All of the material below is to be restated word for word, apart from the pictures.

==*==

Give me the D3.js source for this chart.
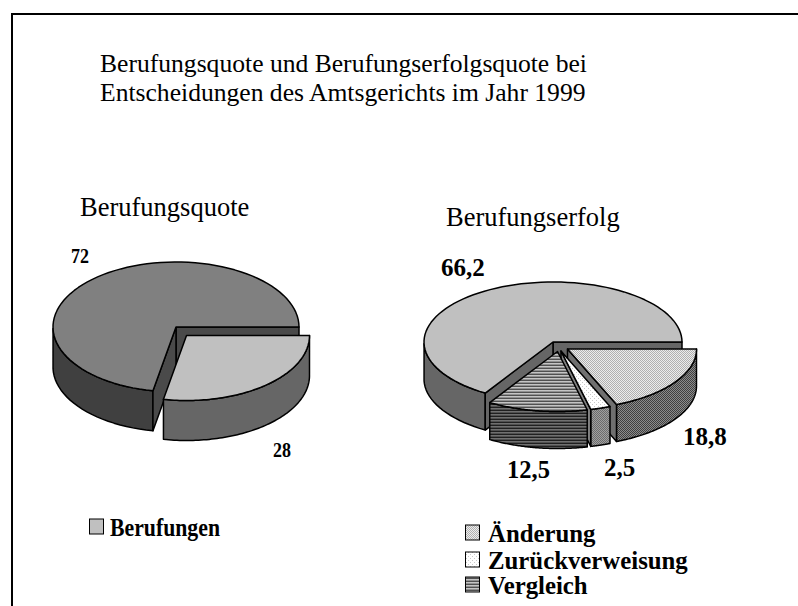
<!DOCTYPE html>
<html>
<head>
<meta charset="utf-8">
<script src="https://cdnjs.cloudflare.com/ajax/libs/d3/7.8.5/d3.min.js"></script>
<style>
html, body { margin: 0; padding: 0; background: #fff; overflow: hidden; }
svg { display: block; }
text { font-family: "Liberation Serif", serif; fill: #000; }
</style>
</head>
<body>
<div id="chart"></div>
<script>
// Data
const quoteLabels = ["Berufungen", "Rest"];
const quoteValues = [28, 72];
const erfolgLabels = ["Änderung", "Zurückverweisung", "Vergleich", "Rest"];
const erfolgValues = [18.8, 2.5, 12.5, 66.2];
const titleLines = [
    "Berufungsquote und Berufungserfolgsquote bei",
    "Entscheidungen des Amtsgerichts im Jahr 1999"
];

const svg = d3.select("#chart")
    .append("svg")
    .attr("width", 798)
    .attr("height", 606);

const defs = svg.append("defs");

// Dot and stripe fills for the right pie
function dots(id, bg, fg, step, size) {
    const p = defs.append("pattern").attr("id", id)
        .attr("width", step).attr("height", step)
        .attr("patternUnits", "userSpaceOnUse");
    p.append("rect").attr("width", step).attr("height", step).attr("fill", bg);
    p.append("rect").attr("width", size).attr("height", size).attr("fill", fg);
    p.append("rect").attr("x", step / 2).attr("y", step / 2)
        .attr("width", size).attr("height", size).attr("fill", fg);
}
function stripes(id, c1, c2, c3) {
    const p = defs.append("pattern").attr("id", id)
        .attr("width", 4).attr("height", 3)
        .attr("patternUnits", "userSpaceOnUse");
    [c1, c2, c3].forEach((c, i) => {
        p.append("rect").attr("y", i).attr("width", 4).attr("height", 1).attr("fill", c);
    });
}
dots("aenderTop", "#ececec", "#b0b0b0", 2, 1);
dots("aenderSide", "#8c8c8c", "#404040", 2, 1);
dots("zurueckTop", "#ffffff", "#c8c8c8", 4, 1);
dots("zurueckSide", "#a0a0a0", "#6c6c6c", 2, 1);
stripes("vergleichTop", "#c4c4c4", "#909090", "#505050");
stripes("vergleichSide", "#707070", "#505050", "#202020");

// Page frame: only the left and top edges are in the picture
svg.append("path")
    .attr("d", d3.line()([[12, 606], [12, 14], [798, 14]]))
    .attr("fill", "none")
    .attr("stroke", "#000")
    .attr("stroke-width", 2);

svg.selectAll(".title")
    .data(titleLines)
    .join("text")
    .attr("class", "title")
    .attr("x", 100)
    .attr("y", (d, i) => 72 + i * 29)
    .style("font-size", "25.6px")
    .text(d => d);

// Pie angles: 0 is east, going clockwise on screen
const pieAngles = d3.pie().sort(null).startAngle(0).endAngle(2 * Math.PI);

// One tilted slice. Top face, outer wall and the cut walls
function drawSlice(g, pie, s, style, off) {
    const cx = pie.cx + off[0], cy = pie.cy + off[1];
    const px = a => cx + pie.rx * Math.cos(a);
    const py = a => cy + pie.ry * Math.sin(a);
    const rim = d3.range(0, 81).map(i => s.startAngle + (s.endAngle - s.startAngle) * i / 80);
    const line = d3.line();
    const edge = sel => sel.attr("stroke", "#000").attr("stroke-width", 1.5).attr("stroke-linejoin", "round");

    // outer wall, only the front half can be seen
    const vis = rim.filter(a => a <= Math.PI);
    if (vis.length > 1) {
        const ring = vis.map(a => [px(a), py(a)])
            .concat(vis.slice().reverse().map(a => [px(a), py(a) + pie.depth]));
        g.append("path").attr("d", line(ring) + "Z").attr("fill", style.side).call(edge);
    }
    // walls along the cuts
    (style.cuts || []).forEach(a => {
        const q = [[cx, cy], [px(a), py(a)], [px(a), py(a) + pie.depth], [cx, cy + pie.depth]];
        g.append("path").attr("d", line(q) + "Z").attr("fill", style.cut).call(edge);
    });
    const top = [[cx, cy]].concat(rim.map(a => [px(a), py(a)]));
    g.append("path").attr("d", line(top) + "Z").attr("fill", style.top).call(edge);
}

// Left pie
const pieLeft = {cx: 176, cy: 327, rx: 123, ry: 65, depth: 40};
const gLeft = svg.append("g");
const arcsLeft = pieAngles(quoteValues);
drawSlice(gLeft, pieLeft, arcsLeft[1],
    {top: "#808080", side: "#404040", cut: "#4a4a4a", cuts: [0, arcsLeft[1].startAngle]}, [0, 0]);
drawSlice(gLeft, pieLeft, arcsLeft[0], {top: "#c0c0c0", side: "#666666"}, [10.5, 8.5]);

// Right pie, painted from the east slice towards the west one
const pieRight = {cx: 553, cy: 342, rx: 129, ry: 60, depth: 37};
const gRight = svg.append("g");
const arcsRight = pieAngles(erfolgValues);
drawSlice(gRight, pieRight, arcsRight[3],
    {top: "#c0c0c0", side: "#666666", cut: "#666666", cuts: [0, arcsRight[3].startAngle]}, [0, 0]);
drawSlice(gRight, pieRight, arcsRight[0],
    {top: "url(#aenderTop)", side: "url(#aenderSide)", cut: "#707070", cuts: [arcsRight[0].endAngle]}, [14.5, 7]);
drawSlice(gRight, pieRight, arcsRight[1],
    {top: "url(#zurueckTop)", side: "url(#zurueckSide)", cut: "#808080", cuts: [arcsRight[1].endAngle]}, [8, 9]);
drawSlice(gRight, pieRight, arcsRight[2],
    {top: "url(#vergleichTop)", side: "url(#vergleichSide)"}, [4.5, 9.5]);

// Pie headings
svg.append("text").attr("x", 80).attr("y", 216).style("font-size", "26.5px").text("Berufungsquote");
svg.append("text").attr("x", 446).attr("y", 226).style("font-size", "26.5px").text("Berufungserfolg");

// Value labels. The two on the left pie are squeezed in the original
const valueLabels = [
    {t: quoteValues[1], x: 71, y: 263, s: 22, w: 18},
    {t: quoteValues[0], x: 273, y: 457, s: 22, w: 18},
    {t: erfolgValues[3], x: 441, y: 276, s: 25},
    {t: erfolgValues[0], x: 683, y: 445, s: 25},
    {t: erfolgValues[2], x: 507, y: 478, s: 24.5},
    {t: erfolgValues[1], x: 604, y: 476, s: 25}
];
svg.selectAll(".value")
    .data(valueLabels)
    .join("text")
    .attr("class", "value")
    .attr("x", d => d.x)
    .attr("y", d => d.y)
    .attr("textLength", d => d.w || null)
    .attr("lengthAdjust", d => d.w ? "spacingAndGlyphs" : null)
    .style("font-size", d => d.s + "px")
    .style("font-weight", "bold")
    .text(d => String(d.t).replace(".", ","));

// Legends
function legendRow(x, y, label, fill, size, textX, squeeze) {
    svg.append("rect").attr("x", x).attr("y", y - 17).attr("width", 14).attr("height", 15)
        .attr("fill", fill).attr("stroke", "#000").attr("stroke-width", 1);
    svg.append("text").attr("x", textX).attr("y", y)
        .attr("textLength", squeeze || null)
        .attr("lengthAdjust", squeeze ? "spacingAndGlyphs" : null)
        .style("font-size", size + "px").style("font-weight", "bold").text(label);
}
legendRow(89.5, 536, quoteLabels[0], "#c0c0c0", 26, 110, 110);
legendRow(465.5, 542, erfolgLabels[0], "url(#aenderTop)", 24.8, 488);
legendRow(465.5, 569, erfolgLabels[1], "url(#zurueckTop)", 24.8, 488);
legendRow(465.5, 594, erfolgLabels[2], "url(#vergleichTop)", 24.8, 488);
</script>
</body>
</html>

==*==

Answer to this exercise:
Give me the D3.js source for this chart.
<!DOCTYPE html>
<html>
<head>
<meta charset="utf-8">
<script src="https://cdnjs.cloudflare.com/ajax/libs/d3/7.8.5/d3.min.js"></script>
<style>
html, body { margin: 0; padding: 0; background: #fff; overflow: hidden; }
svg { display: block; }
text { font-family: "Liberation Serif", serif; fill: #000; }
</style>
</head>
<body>
<div id="chart"></div>
<script>
// Data
const quoteLabels = ["Berufungen", "Rest"];
const quoteValues = [28, 72];
const erfolgLabels = ["Änderung", "Zurückverweisung", "Vergleich", "Rest"];
const erfolgValues = [18.8, 2.5, 12.5, 66.2];
const titleLines = [
    "Berufungsquote und Berufungserfolgsquote bei",
    "Entscheidungen des Amtsgerichts im Jahr 1999"
];

const svg = d3.select("#chart")
    .append("svg")
    .attr("width", 798)
    .attr("height", 606);

const defs = svg.append("defs");

// Dot and stripe fills for the right pie
function dots(id, bg, fg, step, size) {
    const p = defs.append("pattern").attr("id", id)
        .attr("width", step).attr("height", step)
        .attr("patternUnits", "userSpaceOnUse");
    p.append("rect").attr("width", step).attr("height", step).attr("fill", bg);
    p.append("rect").attr("width", size).attr("height", size).attr("fill", fg);
    p.append("rect").attr("x", step / 2).attr("y", step / 2)
        .attr("width", size).attr("height", size).attr("fill", fg);
}
function stripes(id, c1, c2, c3) {
    const p = defs.append("pattern").attr("id", id)
        .attr("width", 4).attr("height", 3)
        .attr("patternUnits", "userSpaceOnUse");
    [c1, c2, c3].forEach((c, i) => {
        p.append("rect").attr("y", i).attr("width", 4).attr("height", 1).attr("fill", c);
    });
}
dots("aenderTop", "#ececec", "#b0b0b0", 2, 1);
dots("aenderSide", "#8c8c8c", "#404040", 2, 1);
dots("zurueckTop", "#ffffff", "#c8c8c8", 4, 1);
dots("zurueckSide", "#a0a0a0", "#6c6c6c", 2, 1);
stripes("vergleichTop", "#c4c4c4", "#909090", "#505050");
stripes("vergleichSide", "#707070", "#505050", "#202020");

// Page frame: only the left and top edges are in the picture
svg.append("path")
    .attr("d", d3.line()([[12, 606], [12, 14], [798, 14]]))
    .attr("fill", "none")
    .attr("stroke", "#000")
    .attr("stroke-width", 2);

svg.selectAll(".title")
    .data(titleLines)
    .join("text")
    .attr("class", "title")
    .attr("x", 100)
    .attr("y", (d, i) => 72 + i * 29)
    .style("font-size", "25.6px")
    .text(d => d);

// Pie angles: 0 is east, going clockwise on screen
const pieAngles = d3.pie().sort(null).startAngle(0).endAngle(2 * Math.PI);

// One tilted slice. Top face, outer wall and the cut walls
function drawSlice(g, pie, s, style, off) {
    const cx = pie.cx + off[0], cy = pie.cy + off[1];
    const px = a => cx + pie.rx * Math.cos(a);
    const py = a => cy + pie.ry * Math.sin(a);
    const rim = d3.range(0, 81).map(i => s.startAngle + (s.endAngle - s.startAngle) * i / 80);
    const line = d3.line();
    const edge = sel => sel.attr("stroke", "#000").attr("stroke-width", 1.5).attr("stroke-linejoin", "round");

    // outer wall, only the front half can be seen
    const vis = rim.filter(a => a <= Math.PI);
    if (vis.length > 1) {
        const ring = vis.map(a => [px(a), py(a)])
            .concat(vis.slice().reverse().map(a => [px(a), py(a) + pie.depth]));
        g.append("path").attr("d", line(ring) + "Z").attr("fill", style.side).call(edge);
    }
    // walls along the cuts
    (style.cuts || []).forEach(a => {
        const q = [[cx, cy], [px(a), py(a)], [px(a), py(a) + pie.depth], [cx, cy + pie.depth]];
        g.append("path").attr("d", line(q) + "Z").attr("fill", style.cut).call(edge);
    });
    const top = [[cx, cy]].concat(rim.map(a => [px(a), py(a)]));
    g.append("path").attr("d", line(top) + "Z").attr("fill", style.top).call(edge);
}

// Left pie
const pieLeft = {cx: 176, cy: 327, rx: 123, ry: 65, depth: 40};
const gLeft = svg.append("g");
const arcsLeft = pieAngles(quoteValues);
drawSlice(gLeft, pieLeft, arcsLeft[1],
    {top: "#808080", side: "#404040", cut: "#4a4a4a", cuts: [0, arcsLeft[1].startAngle]}, [0, 0]);
drawSlice(gLeft, pieLeft, arcsLeft[0], {top: "#c0c0c0", side: "#666666"}, [10.5, 8.5]);

// Right pie, painted from the east slice towards the west one
const pieRight = {cx: 553, cy: 342, rx: 129, ry: 60, depth: 37};
const gRight = svg.append("g");
const arcsRight = pieAngles(erfolgValues);
drawSlice(gRight, pieRight, arcsRight[3],
    {top: "#c0c0c0", side: "#666666", cut: "#666666", cuts: [0, arcsRight[3].startAngle]}, [0, 0]);
drawSlice(gRight, pieRight, arcsRight[0],
    {top: "url(#aenderTop)", side: "url(#aenderSide)", cut: "#707070", cuts: [arcsRight[0].endAngle]}, [14.5, 7]);
drawSlice(gRight, pieRight, arcsRight[1],
    {top: "url(#zurueckTop)", side: "url(#zurueckSide)", cut: "#808080", cuts: [arcsRight[1].endAngle]}, [8, 9]);
drawSlice(gRight, pieRight, arcsRight[2],
    {top: "url(#vergleichTop)", side: "url(#vergleichSide)"}, [4.5, 9.5]);

// Pie headings
svg.append("text").attr("x", 80).attr("y", 216).style("font-size", "26.5px").text("Berufungsquote");
svg.append("text").attr("x", 446).attr("y", 226).style("font-size", "26.5px").text("Berufungserfolg");

// Value labels. The two on the left pie are squeezed in the original
const valueLabels = [
    {t: quoteValues[1], x: 71, y: 263, s: 22, w: 18},
    {t: quoteValues[0], x: 273, y: 457, s: 22, w: 18},
    {t: erfolgValues[3], x: 441, y: 276, s: 25},
    {t: erfolgValues[0], x: 683, y: 445, s: 25},
    {t: erfolgValues[2], x: 507, y: 478, s: 24.5},
    {t: erfolgValues[1], x: 604, y: 476, s: 25}
];
svg.selectAll(".value")
    .data(valueLabels)
    .join("text")
    .attr("class", "value")
    .attr("x", d => d.x)
    .attr("y", d => d.y)
    .attr("textLength", d => d.w || null)
    .attr("lengthAdjust", d => d.w ? "spacingAndGlyphs" : null)
    .style("font-size", d => d.s + "px")
    .style("font-weight", "bold")
    .text(d => String(d.t).replace(".", ","));

// Legends
function legendRow(x, y, label, fill, size, textX, squeeze) {
    svg.append("rect").attr("x", x).attr("y", y - 17).attr("width", 14).attr("height", 15)
        .attr("fill", fill).attr("stroke", "#000").attr("stroke-width", 1);
    svg.append("text").attr("x", textX).attr("y", y)
        .attr("textLength", squeeze || null)
        .attr("lengthAdjust", squeeze ? "spacingAndGlyphs" : null)
        .style("font-size", size + "px").style("font-weight", "bold").text(label);
}
legendRow(89.5, 536, quoteLabels[0], "#c0c0c0", 26, 110, 110);
legendRow(465.5, 542, erfolgLabels[0], "url(#aenderTop)", 24.8, 488);
legendRow(465.5, 569, erfolgLabels[1], "url(#zurueckTop)", 24.8, 488);
legendRow(465.5, 594, erfolgLabels[2], "url(#vergleichTop)", 24.8, 488);
</script>
</body>
</html>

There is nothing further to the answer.